>> begin COLLECTED MATERIAL

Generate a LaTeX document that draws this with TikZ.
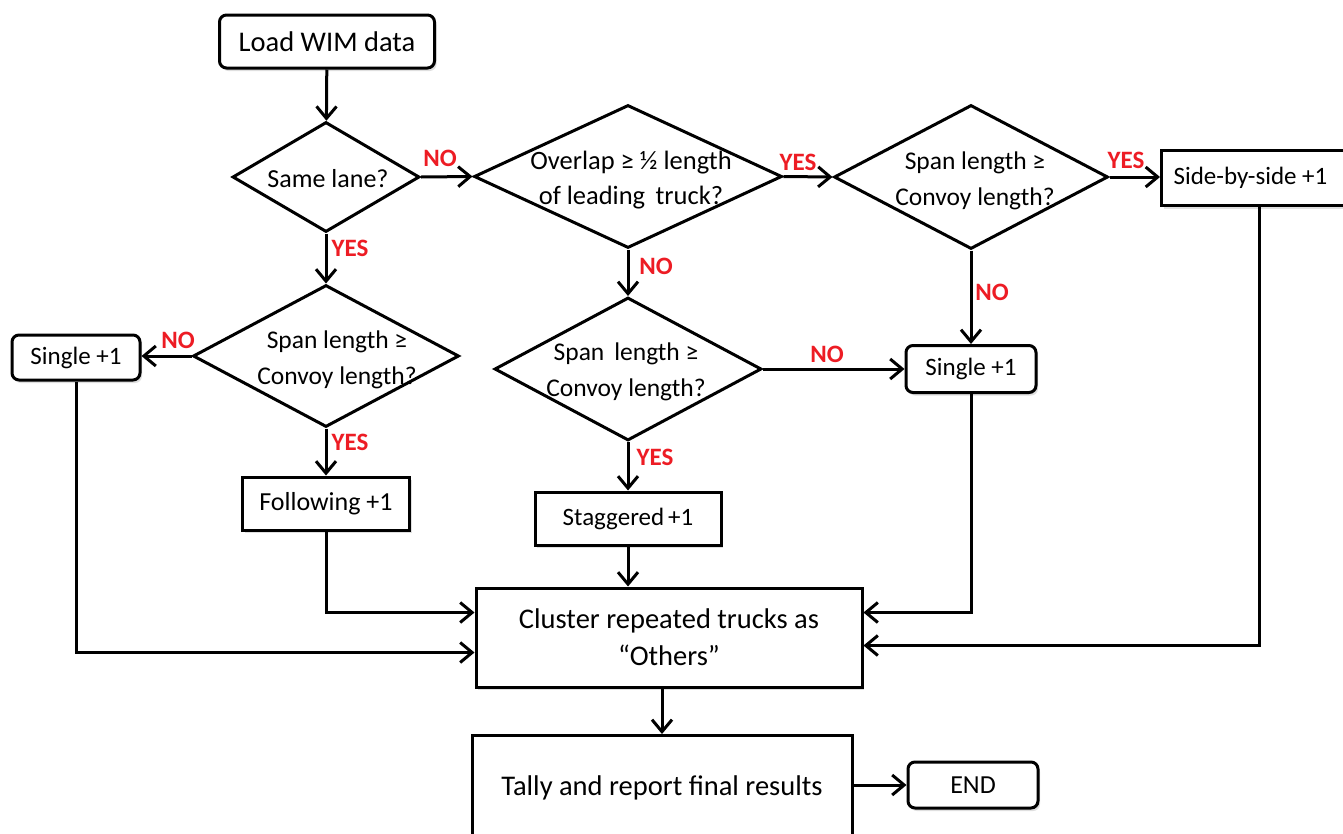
\documentclass[tikz,border=0pt]{standalone}
\usepackage{fontspec}
\setmainfont{Carlito}
\usetikzlibrary{shapes.geometric,arrows.meta,shadows}
\definecolor{lblred}{RGB}{237,28,36}
\newcommand{\fs}[1]{\fontsize{#1}{1.3\dimexpr#1pt\relax}\selectfont}
\begin{document}
\begin{tikzpicture}[x=1pt,y=-1pt,
  base/.style={draw=black, line width=3pt, fill=white, inner sep=0pt, align=center, font=\fs{28.5}},
  rbox/.style={base, rectangle, drop shadow={shadow xshift=2pt, shadow yshift=-3pt, opacity=0.25}},
  rrbox/.style={rbox, rounded corners=7pt},
  dia/.style={base, diamond},
  dtext/.style={inner sep=0pt, align=center, font=\fontsize{26}{35}\selectfont},
  lbl/.style={inner sep=0pt, text=lblred, font=\bfseries\fs{25}},
  arr/.style={line width=3pt, -{Straight Barb[length=12pt,width=20pt,line width=3pt]}},
  ln/.style={line width=3pt}]
\clip (0,0) rectangle (1343,833);
\fill[white] (0,0) rectangle (1343,833);

% nodes
\node[rrbox, minimum width=215pt, minimum height=53pt] (load) at (327,41.5) {Load WIM data};
\node[dia, minimum width=187pt, minimum height=110pt] (d1) at (326,177) {};
\node[dtext] (d1t) at (328,179) {Same lane?};
\node[dia, minimum width=308pt, minimum height=143pt] (d2) at (628,176.5) {};
\node[dtext, font=\fontsize{26.5}{35}\selectfont] (d2t) at (631,180) {Overlap ≥ ½ length\\of leading\, truck?};
\node[dia, minimum width=274pt, minimum height=144pt] (d3) at (971,177) {};
\node[dtext, font=\fontsize{25.5}{36}\selectfont] (d3t) at (975,181) {Span length ≥\\Convoy length?};
\node[rbox, minimum width=190pt, minimum height=55pt, anchor=west, font=\fs{25}] (side) at (1160,178) {\hspace*{-12pt}Side-by-side +1};
\node[dia, minimum width=266pt, minimum height=142pt] (d4) at (326,356) {};
\node[dtext, font=\fontsize{25.5}{36}\selectfont] (d4t) at (337,360) {Span length ≥\\Convoy length?};
\node[rrbox, minimum width=128pt, minimum height=45pt, font=\fs{25}] (single1) at (76,357.5) {Single +1};
\node[rbox, minimum width=167pt, minimum height=53pt, font=\fs{26}] (follow) at (326,503.5) {Following +1};
\node[dia, minimum width=267pt, minimum height=143pt] (d5) at (628,369) {};
\node[dtext, font=\fontsize{25.5}{36}\selectfont] (d5t) at (626,372) {Span\, length ≥\\Convoy length?};
\node[rrbox, minimum width=130pt, minimum height=47pt, font=\fs{25}] (single2) at (971,369) {Single +1};
\node[rbox, minimum width=186pt, minimum height=53pt, font=\fs{25}] (stag) at (628,518.5) {Staggered\kern4pt+1};
\node[rbox, minimum width=386pt, minimum height=99pt, font=\fontsize{28.5}{37}\selectfont] (cluster) at (669,637.5) {Cluster repeated trucks as\\“Others”};
\node[rbox, minimum width=380pt, minimum height=105pt] (tally) at (662,788) {Tally and report final results};
\node[rrbox, minimum width=130pt, minimum height=46pt, font=\fs{26}] (end) at (973,785) {END};

% connectors
\draw[arr] (load) -- (d1);
\draw[arr] (d1.east) -- (d2.west);
\draw[arr] (d2.east) -- (d3.west);
\draw[arr] (d3.east) -- (d3.east -| side.west);
\draw[arr] (d1.south) -- (d4.north);
\draw[arr] (d4.west) -- (d4.west -| single1.east);
\draw[arr] (d4.south) -- (follow.north);
\draw[arr] (d2.south) -- (d5.north);
\draw[arr] (d5.east) -- (single2.west);
\draw[arr] (d3.south) -- (single2.north);
\draw[arr] (d5.south) -- (stag.north);
\draw[arr] (stag.south) -- (stag.south |- cluster.north);
\draw[arr] (follow.south) |- ([yshift=25pt]cluster.west);
\draw[arr] (single1.south) |- ([yshift=-15pt]cluster.west);
\draw[arr] (single2.south) |- ([yshift=25pt]cluster.east);
\draw[arr] ([xshift=3pt]side.south) |- ([yshift=-8pt]cluster.east);
\draw[arr] (tally.north |- cluster.south) -- (tally.north);
\draw[arr] (tally.east |- end.west) -- (end.west);

% labels
\node[lbl] (n1) at (440,158) {NO};
\node[lbl] (y1) at (798,162) {YES};
\node[lbl] (y2) at (1126,160) {YES};
\node[lbl] (y3) at (350,248) {YES};
\node[lbl] (n2) at (178,340) {NO};
\node[lbl] (y4) at (350,442) {YES};
\node[lbl] (n3) at (656,266) {NO};
\node[lbl] (n4) at (827,354) {NO};
\node[lbl] (y5) at (655,457) {YES};
\node[lbl] (n5) at (992,292) {NO};
\end{tikzpicture}
\end{document}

>> end COLLECTED MATERIAL

• [REQUEST]: All of the data above should be quoted exactly, except for the pictures.

• [EXERCISE RESPONSE]:
Generate a LaTeX document that draws this with TikZ.
\documentclass[tikz,border=0pt]{standalone}
\usepackage{fontspec}
\setmainfont{Carlito}
\usetikzlibrary{shapes.geometric,arrows.meta,shadows}
\definecolor{lblred}{RGB}{237,28,36}
\newcommand{\fs}[1]{\fontsize{#1}{1.3\dimexpr#1pt\relax}\selectfont}
\begin{document}
\begin{tikzpicture}[x=1pt,y=-1pt,
  base/.style={draw=black, line width=3pt, fill=white, inner sep=0pt, align=center, font=\fs{28.5}},
  rbox/.style={base, rectangle, drop shadow={shadow xshift=2pt, shadow yshift=-3pt, opacity=0.25}},
  rrbox/.style={rbox, rounded corners=7pt},
  dia/.style={base, diamond},
  dtext/.style={inner sep=0pt, align=center, font=\fontsize{26}{35}\selectfont},
  lbl/.style={inner sep=0pt, text=lblred, font=\bfseries\fs{25}},
  arr/.style={line width=3pt, -{Straight Barb[length=12pt,width=20pt,line width=3pt]}},
  ln/.style={line width=3pt}]
\clip (0,0) rectangle (1343,833);
\fill[white] (0,0) rectangle (1343,833);

% nodes
\node[rrbox, minimum width=215pt, minimum height=53pt] (load) at (327,41.5) {Load WIM data};
\node[dia, minimum width=187pt, minimum height=110pt] (d1) at (326,177) {};
\node[dtext] (d1t) at (328,179) {Same lane?};
\node[dia, minimum width=308pt, minimum height=143pt] (d2) at (628,176.5) {};
\node[dtext, font=\fontsize{26.5}{35}\selectfont] (d2t) at (631,180) {Overlap ≥ ½ length\\of leading\, truck?};
\node[dia, minimum width=274pt, minimum height=144pt] (d3) at (971,177) {};
\node[dtext, font=\fontsize{25.5}{36}\selectfont] (d3t) at (975,181) {Span length ≥\\Convoy length?};
\node[rbox, minimum width=190pt, minimum height=55pt, anchor=west, font=\fs{25}] (side) at (1160,178) {\hspace*{-12pt}Side-by-side +1};
\node[dia, minimum width=266pt, minimum height=142pt] (d4) at (326,356) {};
\node[dtext, font=\fontsize{25.5}{36}\selectfont] (d4t) at (337,360) {Span length ≥\\Convoy length?};
\node[rrbox, minimum width=128pt, minimum height=45pt, font=\fs{25}] (single1) at (76,357.5) {Single +1};
\node[rbox, minimum width=167pt, minimum height=53pt, font=\fs{26}] (follow) at (326,503.5) {Following +1};
\node[dia, minimum width=267pt, minimum height=143pt] (d5) at (628,369) {};
\node[dtext, font=\fontsize{25.5}{36}\selectfont] (d5t) at (626,372) {Span\, length ≥\\Convoy length?};
\node[rrbox, minimum width=130pt, minimum height=47pt, font=\fs{25}] (single2) at (971,369) {Single +1};
\node[rbox, minimum width=186pt, minimum height=53pt, font=\fs{25}] (stag) at (628,518.5) {Staggered\kern4pt+1};
\node[rbox, minimum width=386pt, minimum height=99pt, font=\fontsize{28.5}{37}\selectfont] (cluster) at (669,637.5) {Cluster repeated trucks as\\“Others”};
\node[rbox, minimum width=380pt, minimum height=105pt] (tally) at (662,788) {Tally and report final results};
\node[rrbox, minimum width=130pt, minimum height=46pt, font=\fs{26}] (end) at (973,785) {END};

% connectors
\draw[arr] (load) -- (d1);
\draw[arr] (d1.east) -- (d2.west);
\draw[arr] (d2.east) -- (d3.west);
\draw[arr] (d3.east) -- (d3.east -| side.west);
\draw[arr] (d1.south) -- (d4.north);
\draw[arr] (d4.west) -- (d4.west -| single1.east);
\draw[arr] (d4.south) -- (follow.north);
\draw[arr] (d2.south) -- (d5.north);
\draw[arr] (d5.east) -- (single2.west);
\draw[arr] (d3.south) -- (single2.north);
\draw[arr] (d5.south) -- (stag.north);
\draw[arr] (stag.south) -- (stag.south |- cluster.north);
\draw[arr] (follow.south) |- ([yshift=25pt]cluster.west);
\draw[arr] (single1.south) |- ([yshift=-15pt]cluster.west);
\draw[arr] (single2.south) |- ([yshift=25pt]cluster.east);
\draw[arr] ([xshift=3pt]side.south) |- ([yshift=-8pt]cluster.east);
\draw[arr] (tally.north |- cluster.south) -- (tally.north);
\draw[arr] (tally.east |- end.west) -- (end.west);

% labels
\node[lbl] (n1) at (440,158) {NO};
\node[lbl] (y1) at (798,162) {YES};
\node[lbl] (y2) at (1126,160) {YES};
\node[lbl] (y3) at (350,248) {YES};
\node[lbl] (n2) at (178,340) {NO};
\node[lbl] (y4) at (350,442) {YES};
\node[lbl] (n3) at (656,266) {NO};
\node[lbl] (n4) at (827,354) {NO};
\node[lbl] (y5) at (655,457) {YES};
\node[lbl] (n5) at (992,292) {NO};
\end{tikzpicture}
\end{document}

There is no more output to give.